REQUIREMENTS = Return the lines below exactly, from the first line to the line that contains "from bokeh.resources import INLINE". Leave out pictures.

═══

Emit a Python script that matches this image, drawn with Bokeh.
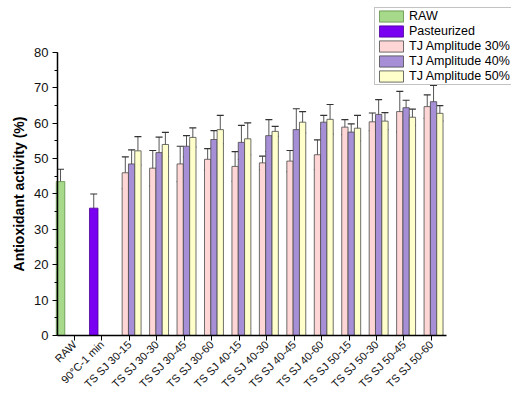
import math
from bokeh.plotting import figure
from bokeh.models import (ColumnDataSource, Whisker, TeeHead, Legend, LegendItem,
                          FixedTicker, SingleIntervalTicker, Range1d)
from bokeh.embed import file_html
from bokeh.resources import INLINE

# ---------------- data ----------------
categories = ["RAW", "90°C-1 min",
              "TS SJ 30-15", "TS SJ 30-30", "TS SJ 30-45", "TS SJ 30-60",
              "TS SJ 40-15", "TS SJ 40-30", "TS SJ 40-45", "TS SJ 40-60",
              "TS SJ 50-15", "TS SJ 50-30", "TS SJ 50-45", "TS SJ 50-60"]

raw_value = [43.5]
raw_err = [3.5]
past_value = [36.0]
past_err = [4.0]

tj30 = [46.0, 47.3, 48.5, 49.8, 47.8, 48.8, 49.3, 51.1, 58.9, 60.4, 63.3, 64.7]
tj30_err = [4.5, 5.0, 5.0, 3.0, 4.2, 1.9, 3.0, 4.2, 2.1, 2.5, 5.7, 3.3]
tj40 = [48.5, 51.7, 53.5, 55.4, 54.6, 56.5, 58.2, 60.3, 57.5, 62.5, 64.4, 66.1]
tj40_err = [4.0, 4.4, 3.0, 2.5, 4.8, 4.5, 5.9, 1.9, 2.3, 4.2, 2.1, 4.6]
tj50 = [52.2, 54.0, 56.0, 58.2, 55.6, 57.7, 60.3, 61.1, 58.6, 60.6, 61.7, 62.8]
tj50_err = [4.0, 3.4, 2.7, 4.0, 4.5, 1.4, 3.0, 4.2, 3.6, 2.4, 2.3, 2.2]

series_names = ["RAW", "Pasteurized", "TJ Amplitude 30%", "TJ Amplitude 40%", "TJ Amplitude 50%"]

# ---------------- styles ----------------
C_RAW = "#a6d98a"
C_PAST = "#7a00f2"
C_30 = "#ffd6d6"
C_40 = "#a78fd8"
C_50 = "#ffffcc"
OUTLINE = "#4a4a4a"
ERRC = "#555555"
FONT = "Liberation Sans"

Y_MAX = 80
X_LO, X_HI = -0.62, 13.55

p = figure(width=511, height=393, output_backend="svg", toolbar_location=None,
           x_range=Range1d(-2.697, 15.92), y_range=Range1d(-16.4, 94.7),
           min_border_left=0, min_border_right=0, min_border_top=0, min_border_bottom=0)
p.outline_line_color = None
p.xgrid.grid_line_color = None
p.ygrid.grid_line_color = None
p.background_fill_color = "white"

single_w = 0.31
group_w = 0.23
shift = -0.15

def bars(xs, tops, errs, color, width, line_color=OUTLINE):
    src = ColumnDataSource(dict(x=xs, top=tops,
                                upper=[t + e for t, e in zip(tops, errs)],
                                lower=[t - e for t, e in zip(tops, errs)]))
    r = p.vbar(x="x", top="top", bottom=0, width=width, source=src,
               fill_color=color, line_color=line_color, line_width=0.8)
    w = Whisker(base="x", upper="upper", lower="lower", source=src,
                line_color=ERRC, line_width=1,
                upper_head=TeeHead(size=7, line_color="#333333", line_width=1.2),
                lower_head=TeeHead(size=7, line_color="#333333", line_width=1.2))
    p.add_layout(w)
    return r

r_raw = bars([0 - 0.36 + shift], raw_value, raw_err, C_RAW, single_w, line_color="#5f8f45")
r_past = bars([1 - 0.15 + shift], past_value, past_err, C_PAST, single_w, line_color="#4b0096")
gx = list(range(2, 2 + len(tj30)))
r30 = bars([g + 0.0 + shift for g in gx], tj30, tj30_err, C_30, group_w)
r40 = bars([g + 0.23 + shift for g in gx], tj40, tj40_err, C_40, group_w)
r50 = bars([g + 0.46 + shift for g in gx], tj50, tj50_err, C_50, group_w)

# ---------------- axes ----------------
xa = p.xaxis[0]
xa.fixed_location = 0
xa.bounds = (X_LO, X_HI)
xa.ticker = FixedTicker(ticks=list(range(len(categories))))
xa.major_label_overrides = {i: c for i, c in enumerate(categories)}
xa.major_label_orientation = math.pi / 4
xa.major_label_text_font = FONT
xa.major_label_text_font_size = "11px"
xa.major_label_text_color = "#111111"
xa.major_label_standoff = 2
xa.axis_line_color = "black"
xa.axis_line_width = 1.5
xa.major_tick_line_color = "black"
xa.major_tick_in = 0
xa.major_tick_out = 5
xa.minor_tick_line_color = None

ya = p.yaxis[0]
ya.fixed_location = X_LO
ya.bounds = (0, Y_MAX)
ya.ticker = SingleIntervalTicker(interval=10, num_minor_ticks=2)
ya.axis_label = "Antioxidant activity (%)"
ya.axis_label_text_font = FONT
ya.axis_label_text_font_style = "bold"
ya.axis_label_text_font_size = "14px"
ya.axis_label_text_color = "black"
ya.axis_label_standoff = 4
ya.major_label_text_font = FONT
ya.major_label_text_font_size = "13px"
ya.major_label_text_color = "#111111"
ya.major_label_standoff = 4
ya.axis_line_color = "black"
ya.axis_line_width = 1.5
ya.major_tick_line_color = "black"
ya.major_tick_in = 0
ya.major_tick_out = 5
ya.minor_tick_line_color = "black"
ya.minor_tick_in = 0
ya.minor_tick_out = 3

# ---------------- legend ----------------
legend = Legend(items=[LegendItem(label=n, renderers=[r]) for n, r in
                       zip(series_names, [r_raw, r_past, r30, r40, r50])],
                location=(374, 308), orientation="vertical")
legend.label_text_font = FONT
legend.label_text_font_size = "12.5px"
legend.label_text_color = "black"
legend.glyph_width = 30
legend.glyph_height = 14
legend.label_height = 14
legend.label_standoff = 3
legend.spacing = 1
legend.padding = 1
legend.margin = 0
legend.border_line_color = "#888888"
legend.border_line_width = 1
legend.background_fill_color = "white"
legend.background_fill_alpha = 1
p.add_layout(legend)

open("out.html", "w").write(file_html(p, INLINE))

═══

TASK RESULT =
Emit a Python script that matches this image, drawn with Bokeh.
import math
from bokeh.plotting import figure
from bokeh.models import (ColumnDataSource, Whisker, TeeHead, Legend, LegendItem,
                          FixedTicker, SingleIntervalTicker, Range1d)
from bokeh.embed import file_html
from bokeh.resources import INLINE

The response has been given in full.